◆ **WRITTEN EXERCISE**
Your task is to retype the lines between the line with "Output the Python" and the line with "oppo_max = 49500", inclusive. Copy no pictures and no other lines.

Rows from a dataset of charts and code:
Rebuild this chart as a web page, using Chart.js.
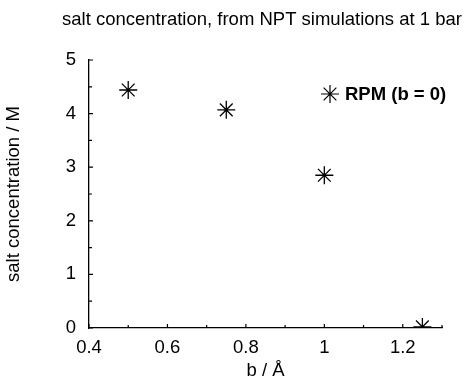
<!DOCTYPE html>
<html>
<head>
<meta charset="utf-8">
<script src="https://cdn.jsdelivr.net/npm/chart.js@4/dist/chart.umd.min.js"></script>
<style>
  html, body { margin: 0; padding: 0; background: #fff; }
  #wrap { width: 475px; height: 377px; position: relative; }
</style>
</head>
<body>
<div id="wrap"><canvas id="c" width="475" height="377"></canvas></div>
<script>
// ---- data ----
const bValues = [0.5, 0.75, 1.0, 1.25];
const saltConc = [4.44, 4.07, 2.85, 0.02];
const seriesLabel = 'RPM (b = 0)';
const xTickValues = [0.4, 0.6, 0.8, 1.0, 1.2];
const xMinorTicks = [0.5, 0.7, 0.9, 1.1, 1.3];
const yTickValues = [0, 1, 2, 3, 4, 5];
const yMinorTicks = [0.5, 1.5, 2.5, 3.5, 4.5];
const titleText = 'salt concentration, from NPT simulations at 1 bar';
const xTitle = 'b / Å';
const yTitle = 'salt concentration / M';

const FONT = '"Liberation Sans", Arial, Helvetica, sans-serif';
const FS = 18.5;

const decorations = {
  id: 'decorations',
  afterDraw(chart) {
    const ctx = chart.ctx;
    const xs = chart.scales.x, ys = chart.scales.y;
    const ca = chart.chartArea;
    ctx.save();
    // title
    ctx.fillStyle = '#000';
    ctx.font = FS + 'px ' + FONT;
    ctx.textBaseline = 'middle';
    ctx.textAlign = 'center';
    ctx.fillText(titleText, 262, 20);
    // inward ticks
    ctx.strokeStyle = '#000';
    ctx.lineWidth = 1.2;
    ctx.beginPath();
    xTickValues.forEach(v => { const p = xs.getPixelForValue(v); ctx.moveTo(p, ca.bottom); ctx.lineTo(p, ca.bottom - 4); });
    xMinorTicks.forEach(v => { const p = xs.getPixelForValue(v); ctx.moveTo(p, ca.bottom); ctx.lineTo(p, ca.bottom - 3); });
    yTickValues.forEach(v => { const p = ys.getPixelForValue(v); ctx.moveTo(ca.left, p); ctx.lineTo(ca.left + 4, p); });
    yMinorTicks.forEach(v => { const p = ys.getPixelForValue(v); ctx.moveTo(ca.left, p); ctx.lineTo(ca.left + 3, p); });
    ctx.stroke();
    // legend inside plot
    const ds = chart.data.datasets[0];
    Chart.helpers.drawPoint(ctx, { pointStyle: 'star', radius: 9, borderWidth: 1.3 }, 330, 94);
    ctx.font = 'bold ' + FS + 'px ' + FONT;
    ctx.textAlign = 'left';
    ctx.fillText(ds.label, 345, 95);
    ctx.restore();
  }
};

new Chart(document.getElementById('c'), {
  type: 'scatter',
  data: {
    datasets: [{
      label: seriesLabel,
      data: bValues.map((b, i) => ({ x: b, y: saltConc[i] })),
      pointStyle: 'star',
      pointRadius: 9,
      pointHoverRadius: 9,
      borderColor: '#000',
      backgroundColor: '#000',
      pointBorderWidth: 1.3,
      showLine: false
    }]
  },
  options: {
    responsive: false,
    animation: false,
    devicePixelRatio: 1,
    layout: { padding: { left: 0, right: 33, top: 60, bottom: 0 } },
    plugins: {
      legend: { display: false },
      tooltip: { enabled: false },
      title: { display: false }
    },
    scales: {
      x: {
        type: 'linear',
        min: 0.4, max: 1.3,
        afterFit(s) { s.height = 49; },
        afterBuildTicks(s) { s.ticks = xTickValues.map(v => ({ value: v })); },
        grid: { display: false, drawTicks: false },
        border: { display: true, color: '#000', width: 1.3 },
        ticks: {
          color: '#000', padding: 8.5, maxRotation: 0, autoSkip: false,
          font: { family: FONT, size: FS },
          callback: v => String(Math.round(v * 10) / 10)
        },
        title: {
          display: true, text: xTitle, color: '#000',
          font: { family: FONT, size: FS, lineHeight: 1 },
          padding: { top: 0, bottom: -3 }
        }
      },
      y: {
        type: 'linear',
        min: 0, max: 5,
        afterFit(s) { s.width = 89; },
        afterBuildTicks(s) { s.ticks = yTickValues.map(v => ({ value: v })); },
        grid: { display: false, drawTicks: false },
        border: { display: true, color: '#000', width: 1.3 },
        ticks: {
          color: '#000', padding: 13, autoSkip: false,
          font: { family: FONT, size: FS },
          callback: v => String(v)
        },
        title: {
          display: true, text: yTitle, color: '#000',
          font: { family: FONT, size: FS, lineHeight: 1.2 },
          padding: { top: 3, bottom: 0 }
        }
      }
    }
  },
  plugins: [decorations]
});
</script>
</body>
</html>
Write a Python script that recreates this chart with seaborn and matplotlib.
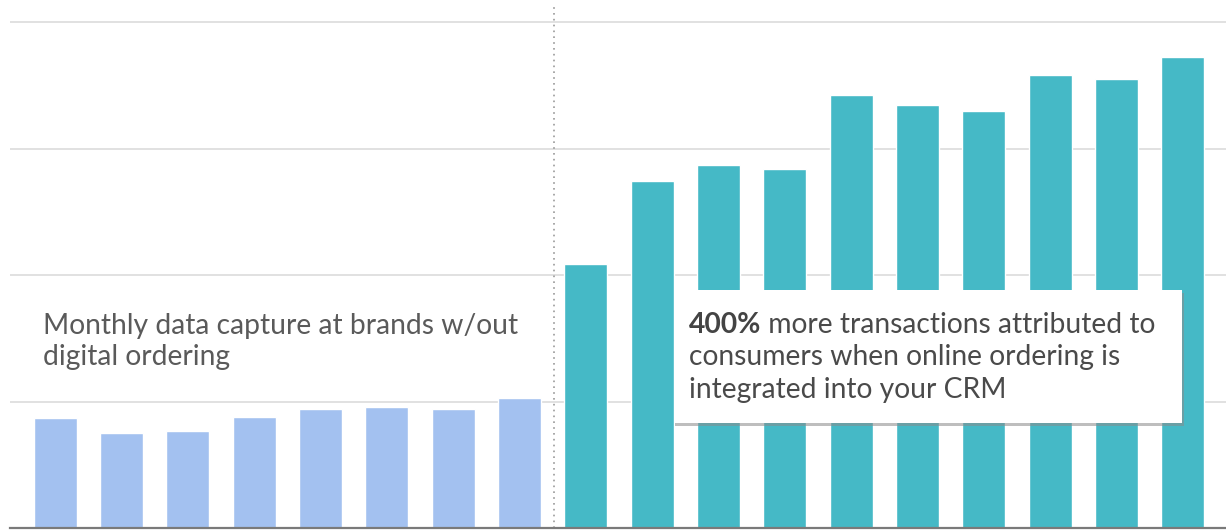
import matplotlib
matplotlib.use("Agg")
import matplotlib.pyplot as plt
import matplotlib.patches as mpatches
import seaborn as sns
import pandas as pd

# monthly data capture (gridline = 1 unit)
before_values = [0.87, 0.75, 0.77, 0.88, 0.94, 0.96, 0.94, 1.03]
after_values = [2.09, 2.74, 2.87, 2.84, 3.42, 3.34, 3.30, 3.58, 3.55, 3.72]
groups = ["Without digital ordering"] * len(before_values) + ["With digital ordering"] * len(after_values)
months = [f"M{i + 1}" for i in range(len(before_values) + len(after_values))]

left_lines = ["Monthly data capture at brands w/out", "digital ordering"]
box_bold = "400%"
box_lines = [" more transactions attributed to",
             "consumers when online ordering is",
             "integrated into your CRM"]

df = pd.DataFrame({"month": months, "value": before_values + after_values, "group": groups})
palette = {"Without digital ordering": "#a3c1f0", "With digital ordering": "#45b9c6"}

sns.set_style("white")
plt.rcParams["font.family"] = ["Lato", "DejaVu Sans"]

W, H = 1226, 531
FS = 20.3
fig = plt.figure(figsize=(W / 100, H / 100), dpi=100)
ax = fig.add_axes([10 / W, 3 / H, 1 - 10 / W, 528 / H])

sns.barplot(data=df, x="month", y="value", hue="group", palette=palette, saturation=1,
            dodge=False, width=0.65, legend=False, ax=ax, zorder=2)

ax.set_xlim(-0.68, 17.65)
ax.set_ylim(0, 4.174)
for y in [1, 2, 3, 4]:
    ax.axhline(y, color="#dcdcdc", lw=1.2, zorder=0)
ax.axvline(7.52, ymin=0, ymax=0.987, color="#999999", lw=1.2, ls=(0, (1, 2.5)), zorder=1)

for s in ["top", "right", "left"]:
    ax.spines[s].set_visible(False)
ax.spines["bottom"].set_color("#7a7a7a")
ax.spines["bottom"].set_linewidth(1.6)
ax.set_xticks([])
ax.set_yticks([])
ax.set_xlabel("")
ax.set_ylabel("")

# left note, one line at a time
for i, line in enumerate(left_lines):
    fig.text(43 / W, 1 - (334 + i * 31) / H, line, fontsize=FS, color="#5a5a5a",
             va="baseline", ha="left")

# callout box with a soft shadow
bx0, bx1, by0, by1 = 675, 1182, 290, 423
shadow = mpatches.Rectangle((bx0 / W, 1 - (by1 + 3) / H), (bx1 - bx0 + 2) / W, (by1 - by0) / H,
                            transform=fig.transFigure, facecolor="#8a8a8a", alpha=0.55,
                            edgecolor="none", zorder=5)
fig.add_artist(shadow)
box = mpatches.Rectangle((bx0 / W, 1 - by1 / H), (bx1 - bx0) / W, (by1 - by0) / H,
                         transform=fig.transFigure, facecolor="white", edgecolor="none", zorder=6)
fig.add_artist(box)

tx, ty, step = 689, 333, 32.5
t_bold = fig.text(tx / W, 1 - ty / H, box_bold, fontsize=FS, fontweight="bold",
                  color="#444444", va="baseline", ha="left", zorder=7)
fig.canvas.draw()
bb = t_bold.get_window_extent(renderer=fig.canvas.get_renderer())
fig.text(bb.x1 / W, 1 - ty / H, box_lines[0], fontsize=FS, color="#4a4a4a",
         va="baseline", ha="left", zorder=7)
for i, line in enumerate(box_lines[1:], start=1):
    fig.text(tx / W, 1 - (ty + i * step) / H, line, fontsize=FS, color="#4a4a4a",
             va="baseline", ha="left", zorder=7)

fig.savefig("out.png", dpi=100)
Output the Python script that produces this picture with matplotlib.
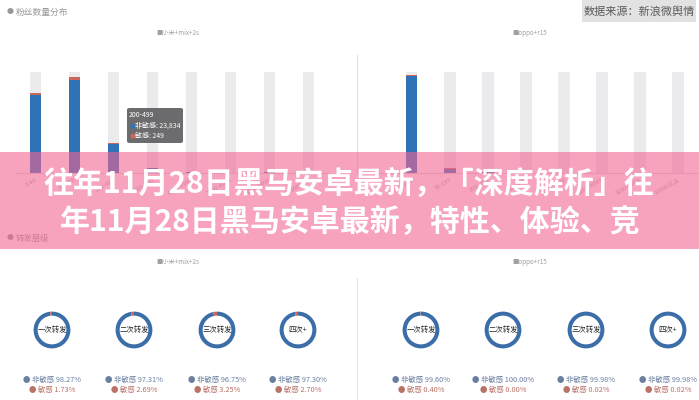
import matplotlib
matplotlib.use("Agg")
import matplotlib.pyplot as plt
from matplotlib.patches import Rectangle, FancyBboxPatch

plt.rcParams["font.family"] = ["Noto Sans CJK SC", "DejaVu Sans"]

W, H = 699, 400

# data
fan_bins = ["0-49", "50-199", "200-499", "500-999", "1000-1999", "2000-4999", "5000-9999", "10000以上"]
mi_normal = [63000, 75500, 23834, 4200, 600, 300, 900, 200]
mi_sensitive = [1600, 2100, 249, 80, 20, 10, 30, 5]
mi_max = 82000
oppo_normal = [47700, 2200, 300, 100, 60, 30, 20, 10]
oppo_sensitive = [200, 20, 5, 0, 0, 0, 0, 0]
oppo_max = 49500

levels = ["一次转发", "二次转发", "三次转发", "四次+"]
mi_pct_normal = [98.27, 97.31, 96.75, 97.30]
mi_pct_sens = [1.73, 2.69, 3.25, 2.70]
oppo_pct_normal = [99.60, 100.00, 99.98, 99.98]
oppo_pct_sens = [0.40, 0.00, 0.02, 0.02]

BLUE = "#2f72b6"
RED = "#c8675a"
DBLUE = "#3b6ea8"
BG = "#ebebee"


def fx(x):
    return x / W


def fy(y):
    return 1 - y / H


fig = plt.figure(figsize=(W / 100, H / 100), dpi=100)
fig.patch.set_facecolor("white")


def txt(x, y, s, size, color, ha="left", zorder=5, **kw):
    fig.text(fx(x), fy(y), s, fontsize=size, color=color, ha=ha, va="center", zorder=zorder, **kw)


def bar_panel(left, right, top, bottom, xmin, normal, sens, ymax, spine):
    ax = fig.add_axes([fx(left), fy(bottom), fx(right) - fx(left), fy(top) - fy(bottom)])
    x = range(len(fan_bins))
    ax.bar(x, [ymax] * len(fan_bins), width=0.29, color=BG, zorder=1)
    ax.bar(x, normal, width=0.29, color=BLUE, zorder=2)
    ax.bar(x, sens, bottom=normal, width=0.29, color=RED, zorder=2)
    ax.set_xlim(xmin, 7.5)
    ax.set_ylim(0, ymax * 118 / 101)
    ax.set_yticks([])
    ax.set_xticks(list(x))
    ax.set_xticklabels(fan_bins, rotation=30, ha="right", rotation_mode="anchor",
                       fontsize=4.3, color="#aaaaaa")
    ax.tick_params(axis="x", length=0, pad=3)
    for s in ["top", "right"]:
        ax.spines[s].set_visible(False)
    ax.spines["left"].set_visible(spine)
    ax.spines["left"].set_color("#e2e2e2")
    ax.spines["bottom"].set_color("#dddddd")
    ax.set_facecolor("none")
    return ax


bar_panel(16, 328, 55, 173, -0.5, mi_normal, mi_sensitive, mi_max, False)
bar_panel(357, 697, 55, 173, -1.447, oppo_normal, oppo_sensitive, oppo_max, True)

# headers
txt(7, 12, "●", 5, "#999999")
txt(16, 12, "粉丝数量分布", 6.3, "#9a9a9a")
txt(178, 33, "■小米+mix+2s", 4.5, "#a0a0a0", ha="center")
txt(530, 33, "■oppo+r15", 4.5, "#a0a0a0", ha="center")
fig.add_artist(Rectangle((fx(582), fy(22)), fx(696) - fx(582), fy(0) - fy(22),
                         transform=fig.transFigure, facecolor="#e2e2e2", edgecolor="none", zorder=4))
txt(639, 11, "数据来源：新浪微舆情", 8, "#5a5a5a", ha="center")

# tooltip
fig.add_artist(FancyBboxPatch((fx(127), fy(143)), fx(183) - fx(127), fy(108) - fy(143),
                              boxstyle="round,pad=0,rounding_size=0.004", transform=fig.transFigure,
                              facecolor="#5f5f62", edgecolor="none", alpha=0.92, zorder=4))
txt(129, 115, "200-499", 5, "white")
txt(129, 126, "■", 4, "#2f72b6")
txt(135, 126, "非敏感: 23,834", 5, "white")
txt(129, 136, "■", 4, RED)
txt(135, 136, "敏感: 249", 5, "white")

# bottom panel
txt(7, 238, "●", 5, "#999999")
txt(16, 238, "转发层级", 6, "#9a9a9a")
txt(178, 262, "■小米+mix+2s", 4.5, "#a0a0a0", ha="center")
txt(530, 262, "■oppo+r15", 4.5, "#a0a0a0", ha="center")
fig.add_artist(plt.Line2D([fx(357), fx(357)], [fy(278), fy(400)], transform=fig.transFigure,
                          color="#e6e6e6", lw=0.8))

R = 23


def donuts(centers, normal, sens):
    for cx, lab, n, s in zip(centers, levels, normal, sens):
        ax = fig.add_axes([fx(cx - R), fy(330 + R), fx(2 * R), fx(2 * R) * W / H])
        ax.pie([n, s], colors=[DBLUE, RED], startangle=90, counterclock=False,
               wedgeprops=dict(width=0.22, edgecolor="none"))
        ax.set_aspect("equal")
        ax.text(0, 0, lab, ha="center", va="center", fontsize=5.3, color="#222222")
        txt(cx, 380, f"● 非敏感 {n:.2f}%", 5.3, "#6a7fa0", ha="center")
        txt(cx, 390, f"● 敏感 {s:.2f}%", 5.3, "#b87266", ha="center")


donuts([52, 134, 217, 298], mi_pct_normal, mi_pct_sens)
donuts([421, 503, 586, 668], oppo_pct_normal, oppo_pct_sens)

# pink banner
fig.add_artist(Rectangle((0, fy(249)), 1, fy(152) - fy(249), transform=fig.transFigure,
                         facecolor=(242 / 255, 102 / 255, 147 / 255), alpha=0.6,
                         edgecolor="none", zorder=20))
txt(349, 184, "往年11月28日黑马安卓最新，「深度解析」往", 21.6, "white", ha="center",
    zorder=21, fontweight="bold")
txt(350, 222, "年11月28日黑马安卓最新，特性、体验、竞", 21.6, "white", ha="center",
    zorder=21, fontweight="bold")

fig.savefig("out.png", dpi=100, facecolor="white")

◆ **WRITTEN ANSWER**
Output the Python script that produces this picture with matplotlib.
import matplotlib
matplotlib.use("Agg")
import matplotlib.pyplot as plt
from matplotlib.patches import Rectangle, FancyBboxPatch

plt.rcParams["font.family"] = ["Noto Sans CJK SC", "DejaVu Sans"]

W, H = 699, 400

# data
fan_bins = ["0-49", "50-199", "200-499", "500-999", "1000-1999", "2000-4999", "5000-9999", "10000以上"]
mi_normal = [63000, 75500, 23834, 4200, 600, 300, 900, 200]
mi_sensitive = [1600, 2100, 249, 80, 20, 10, 30, 5]
mi_max = 82000
oppo_normal = [47700, 2200, 300, 100, 60, 30, 20, 10]
oppo_sensitive = [200, 20, 5, 0, 0, 0, 0, 0]
oppo_max = 49500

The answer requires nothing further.